OEF aims to provide empirical data to foreign governments and other international actors to help countries increase maritime security. I appreciate the opportunity to be part of that project this summer. While I felt intimidated by the qualifications of my coworkers at first, I now realize that I too bring something valuable to the table: experience with law and legal research skills. These things have certainly come in handy in the research that I’ve done. And here, I would be remiss not to give some credit to the bilingual law program at McGill; reading legislation from Africa, much of which is written in French, has been….well, not a breeze, but certainly not out of my comfort zone. I’ve found that my legal research skills, and particularly my ability to read dense legal texts, are highly valued here at OEF, as the organization works substantially on African maritime law and security.
I’ve never worked at a law firm (yet?), so I can’t truthfully say what that experience is like, but I can say that the environment in which I’m currently working is a good fit for me. The people are wonderful and accomplished; their experiences continue to impress me. The office culture is open and laid-back, not at all the kind of stuffy, corporate atmosphere that I’m doing my best to avoid. I feel fortunate to have been placed at an internship that gives me essentially exactly what I was hoping to find this summer.
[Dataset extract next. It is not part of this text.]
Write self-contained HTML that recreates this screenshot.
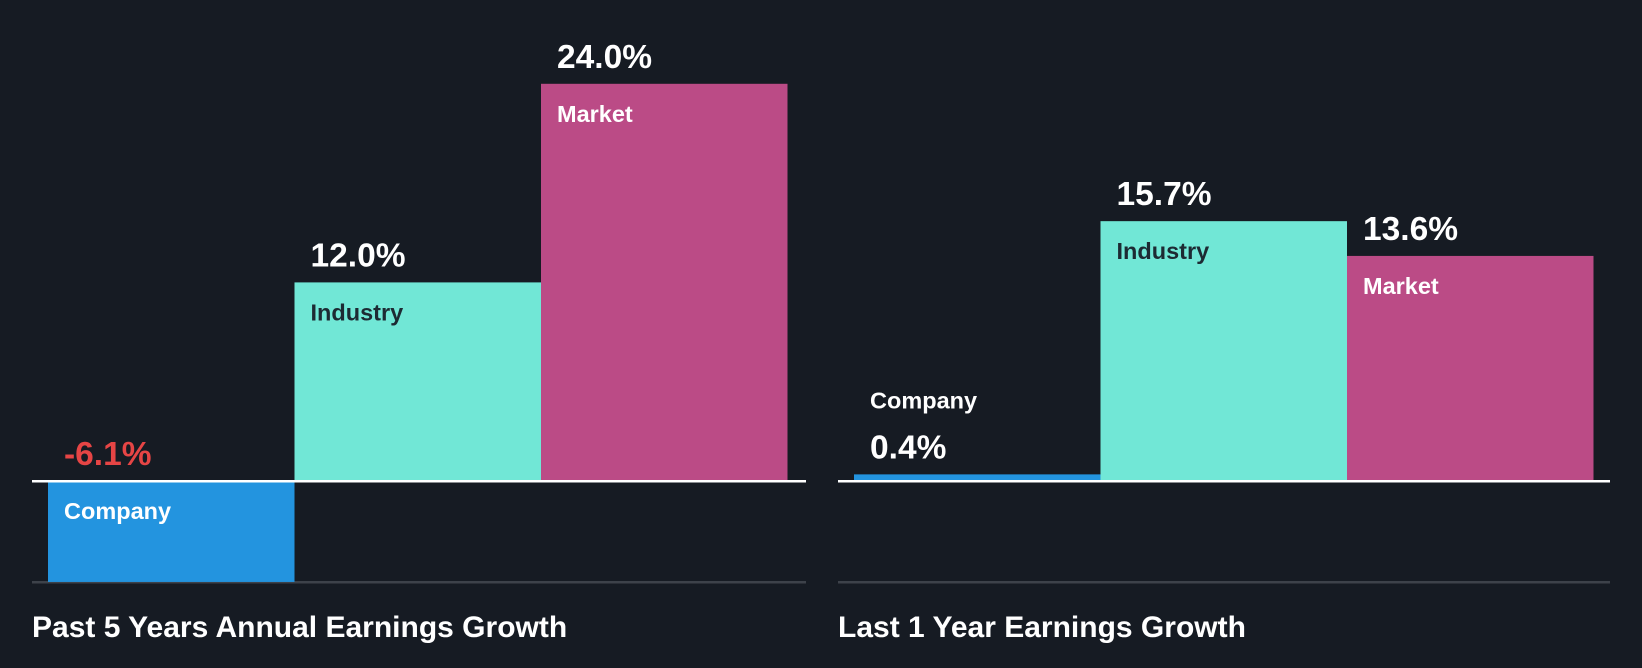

On a lighter note, I’ve already fallen in love with Colorado. A cousin of mine spent a few years living here when I was younger; she returned when I was slightly older with plenty of stories of hiking, national parks, and various other adventures. Last Christmas during a family gathering, I told her that I was going to spend the summer working in Colorado and she immediately told me that I would fall in love with it. I didn’t quite understand it then, but I did as soon as I set foot outside the Denver airport. No matter where you are, you can always see mountains– snow-capped even in late June–as far as the eye can see. Opportunities for outdoor recreation here are just about endless. Things just look different than they do on the east coast, and the change is exciting. I finally understand why my cousin gushed about Colorado, and I can certainly see myself living here after law school.